U.S. Pat. No. 6,961,608 discloses an MR imaging system for MR imaging of an interventional device like a catheter, which is inserted into an object and which comprises an RF detection coil at its tip. Further, means for acquiring, together with the application of a gradient magnetic field to the RF detection coil, an MR signal from a vicinity of the RF detection coil excited by an RF magnetic field, and means for obtaining a position of the RF detection coil as the position of the tip through a frequency analyses of the MR signal are provided.

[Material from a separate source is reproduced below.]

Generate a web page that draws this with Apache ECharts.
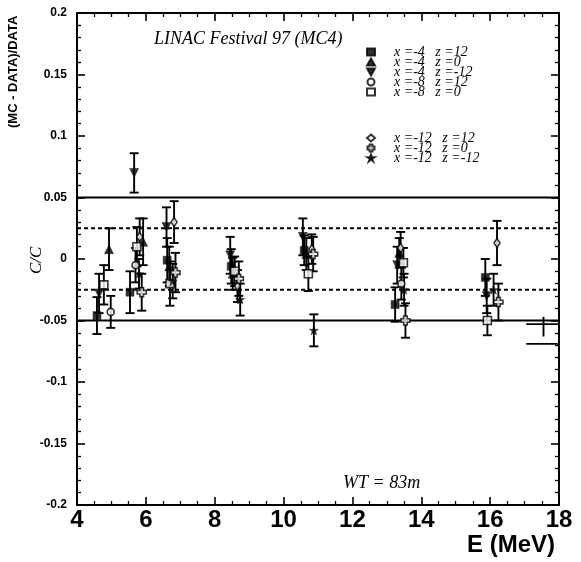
<!DOCTYPE html>
<html>
<head>
<meta charset="utf-8">
<script src="https://cdn.jsdelivr.net/npm/echarts@6/dist/echarts.min.js"></script>
<style>
  html, body { margin: 0; padding: 0; background: #fff; }
  #chart { width: 581px; height: 562px; }
</style>
</head>
<body>
<div id="chart"></div>
<script>
// Relative difference (MC - DATA)/DATA versus energy for each LINAC position.
// Each point: [E (MeV), value, error]
const seriesNames = [
  'x =-4   z =12', 'x =-4   z =0', 'x =-4   z =-12', 'x =-8   z =12', 'x =-8   z =0',
  'x =-12   z =12', 'x =-12   z =0', 'x =-12   z =-12'
];
const posA = [ // x=-4 z=12
  [4.58, -0.046, 0.015], [5.54, -0.027, 0.017], [6.62, -0.001, 0.018], [8.48, -0.006, 0.014],
  [10.60, 0.007, 0.012], [13.24, -0.037, 0.014], [15.86, -0.015, 0.015]
];
const posB = [ // x=-4 z=0
  [4.93, 0.008, 0.017], [5.92, 0.014, 0.019], [6.68, -0.006, 0.016], [8.52, -0.012, 0.013],
  [10.66, 0.004, 0.013], [13.36, 0.005, 0.012]
];
const posC = [ // x=-4 z=-12
  [4.64, -0.028, 0.016], [5.66, 0.070, 0.016], [6.60, 0.026, 0.016], [8.45, 0.003, 0.015],
  [10.56, 0.018, 0.015], [13.30, -0.005, 0.015], [15.90, -0.030, 0.014]
];
const posD = [ // x=-8 z=12
  [4.98, -0.043, 0.013], [5.70, -0.005, 0.014], [13.42, -0.020, 0.013]
];
const posE = [ // x=-8 z=0
  [4.78, -0.021, 0.016], [5.74, 0.010, 0.016], [6.70, -0.020, 0.018], [8.58, -0.010, 0.012],
  [10.72, -0.012, 0.014], [13.48, -0.003, 0.012], [15.92, -0.050, 0.012]
];
const posF = [ // x=-12 z=12
  [5.82, 0.018, 0.015], [6.82, 0.030, 0.017], [8.66, -0.022, 0.013], [10.82, 0.008, 0.012],
  [13.40, 0.009, 0.013], [16.20, 0.013, 0.018]
];
const posG = [ // x=-12 z=0
  [5.88, -0.027, 0.015], [6.86, -0.011, 0.016], [8.70, -0.016, 0.014], [10.86, 0.004, 0.014],
  [13.54, -0.050, 0.014], [16.24, -0.035, 0.015]
];
const posH = [ // x=-12 z=-12
  [5.80, -0.012, 0.012], [6.78, -0.018, 0.014], [8.74, -0.033, 0.013], [10.88, -0.058, 0.013],
  [13.50, -0.025, 0.013], [16.10, -0.025, 0.013]
];
const solidLevels = [0.05, -0.05];
const dottedLevels = [0.025, -0.025];
const xRange = [4, 18];
const yRange = [-0.2, 0.2];
// short stray segments at the right edge: [E start, E end, value]
const edgeMarks = [[17.05, 18, -0.053], [17.05, 18, -0.069]];
// small vertical stroke at the right edge: [E, value, half-length]
const edgeTick = [[17.55, -0.055, 0.008]];

const allData = [posA, posB, posC, posD, posE, posF, posG, posH];

const STAR = 'path://M5,0L6.2,3.6L10,3.6L6.9,5.8L8.1,9.5L5,7.2L1.9,9.5L3.1,5.8L0,3.6L3.8,3.6Z';
const DOWN = 'path://M0,0L10,0L5,9Z';
const CROSS = 'path://M3,0H7V3H10V7H7V10H3V7H0V3H3Z';
const markerStyles = [
  { symbol: 'rect', size: 8, open: false },
  { symbol: 'triangle', size: 9, open: false },
  { symbol: DOWN, size: 9, open: false },
  { symbol: 'circle', size: 7, open: true },
  { symbol: 'rect', size: 8, open: true },
  { symbol: 'diamond', size: [6, 9], open: true },
  { symbol: CROSS, size: 9, open: true },
  { symbol: STAR, size: 9, open: false }
];

const FONT_SANS = 'Liberation Sans, Arial, sans-serif';
const FONT_SERIF = 'Liberation Serif, Times New Roman, serif';

function errorBarSeries(data, capOnly) {
  return {
    type: 'custom',
    silent: true,
    z: 3,
    data: data,
    renderItem: function (params, api) {
      const e = api.value(0), v = api.value(1), d = api.value(2);
      const top = api.coord([e, v + d]);
      const bot = api.coord([e, v - d]);
      const w = capOnly ? 0 : 4.5;
      const st = { stroke: '#000', lineWidth: 1.9 };
      return {
        type: 'group',
        children: [
          { type: 'line', shape: { x1: top[0], y1: top[1], x2: bot[0], y2: bot[1] }, style: st },
          { type: 'line', shape: { x1: top[0] - w, y1: top[1], x2: top[0] + w, y2: top[1] }, style: st },
          { type: 'line', shape: { x1: bot[0] - w, y1: bot[1], x2: bot[0] + w, y2: bot[1] }, style: st }
        ]
      };
    }
  };
}

const series = [];
// reference levels
solidLevels.forEach(function (v) {
  series.push({ type: 'line', silent: true, symbol: 'none', z: 2,
    data: [[xRange[0], v], [xRange[1], v]],
    lineStyle: { color: '#000', width: 2 } });
});
dottedLevels.forEach(function (v) {
  series.push({ type: 'line', silent: true, symbol: 'none', z: 2,
    data: [[xRange[0], v], [xRange[1], v]],
    lineStyle: { color: '#000', width: 2, type: [4, 3] } });
});
edgeMarks.forEach(function (m) {
  series.push({ type: 'line', silent: true, symbol: 'none', z: 2,
    data: [[m[0], m[2]], [m[1], m[2]]],
    lineStyle: { color: '#000', width: 1.8 } });
});
series.push(errorBarSeries(edgeTick, true));
allData.forEach(function (d) { series.push(errorBarSeries(d, false)); });
allData.forEach(function (d, i) {
  const m = markerStyles[i];
  series.push({
    type: 'scatter',
    name: seriesNames[i],
    z: 4,
    data: d.map(function (p) { return [p[0], p[1]]; }),
    symbol: m.symbol,
    symbolSize: m.size,
    itemStyle: m.open
      ? { color: '#fff', borderColor: '#000', borderWidth: 1.6 }
      : { color: '#000', borderColor: '#000', borderWidth: 0.5 }
  });
});

function tickAxisX(pos, labels) {
  return {
    type: 'value', position: pos, min: xRange[0], max: xRange[1], interval: 2,
    axisLine: { show: true, onZero: false, lineStyle: { color: '#000', width: 2 } },
    axisTick: { show: true, inside: true, length: 8, lineStyle: { color: '#000', width: 1.6 } },
    minorTick: { show: true, splitNumber: 4, length: 4, lineStyle: { color: '#000', width: 1.3 } },
    splitLine: { show: false },
    axisLabel: { show: labels, color: '#000', fontFamily: FONT_SANS, fontWeight: 'bold', fontSize: 24, margin: 3 }
  };
}
function tickAxisY(pos, labels) {
  return {
    type: 'value', position: pos, min: yRange[0], max: yRange[1], interval: 0.05,
    axisLine: { show: true, onZero: false, lineStyle: { color: '#000', width: 2 } },
    axisTick: { show: true, inside: true, length: 8, lineStyle: { color: '#000', width: 1.6 } },
    minorTick: { show: true, splitNumber: 5, length: 4, lineStyle: { color: '#000', width: 1.3 } },
    splitLine: { show: false },
    axisLabel: { show: labels, color: '#000', fontFamily: FONT_SANS, fontWeight: 'bold', fontSize: 12, margin: 10,
      formatter: function (v) { return String(parseFloat(v.toFixed(2))); } }
  };
}

const legendBase = {
  orient: 'vertical', left: 366, itemGap: -4, itemWidth: 8, itemHeight: 7, padding: 0,
  selectedMode: false,
  textStyle: { fontFamily: FONT_SERIF, fontStyle: 'italic', fontSize: 14, color: '#000',
    padding: [0, 0, 0, 14] }
};

const chart = echarts.init(document.getElementById('chart'), null, { renderer: 'canvas' });
chart.setOption({
  animation: false,
  backgroundColor: '#fff',
  grid: { left: 77, right: 22, top: 13, bottom: 57, containLabel: false },
  xAxis: [tickAxisX('bottom', true), tickAxisX('top', false)],
  yAxis: [tickAxisY('left', true), tickAxisY('right', false)],
  legend: [
    Object.assign({}, legendBase, { top: 45, data: seriesNames.slice(0, 5) }),
    Object.assign({}, legendBase, { top: 131, data: seriesNames.slice(5) })
  ],
  title: {
    text: 'LINAC Festival 97 (MC4)', left: 154, top: 30, padding: 0,
    textStyle: { fontFamily: FONT_SERIF, fontStyle: 'italic', fontWeight: 'normal', fontSize: 18, color: '#000' }
  },
  graphic: [
    { type: 'text', left: 343, top: 474,
      style: { text: 'WT = 83m', font: 'italic 18px ' + FONT_SERIF, fill: '#000' } },
    { type: 'text', left: 467, top: 533,
      style: { text: 'E (MeV)', font: 'bold 24px ' + FONT_SANS, fill: '#000' } },
    { type: 'text', x: 7, y: 128, rotation: Math.PI / 2,
      style: { text: '(MC - DATA)/DATA', font: 'bold 13px ' + FONT_SANS, fill: '#000' } },
    { type: 'text', x: 28, y: 274, rotation: Math.PI / 2,
      style: { text: 'C/C', font: 'italic 17px ' + FONT_SERIF, fill: '#000' } }
  ],
  series: series
});
</script>
</body>
</html>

Further, ISMRM 1992, page 104, “Tracking of an Invasive Device within an MR imaging system”, by C. L. Dumoulin, S. P. Souza and R. D. Darrow, discloses that a small RF coil is attached to an invasive device. The RF coil is a simple non-resonant loop with a diameter of smaller than 1 mm which is connected via a coaxial cable to a preamplifier. The RF coil detects MR signals from its immediate vicinity but is insensitive to MR signals coming from more than a few diameters away. By exciting RF relaxation signals in the examination object and generating gradient pulses, the location of the RF coil is determined.
In Proc. Intl. Soc. Mag. Reson. Med. 8 (2000) page 1307, “Active Marker of catheters for MRI guided interventions” by Toennissen et al., a marker comprising an LC resonance circuit for creating a local signal increase in the surrounding tissue is disclosed wherein the signal increase is detected by the related MR head coil and displayed in the MR image. The LC resonance circuit comprises a capacitive element and an inductive element in the form of a spiral coil, a flat coil and a meander coil.
Finally, U.S. Pat. No. 6,574,497 discloses an interventional device in the form of a guide-wire, a guiding catheter, a stent, a tube, a needle and other medical devices that incorporate a fluorine-19 containing material for use as a passive marker as explained above.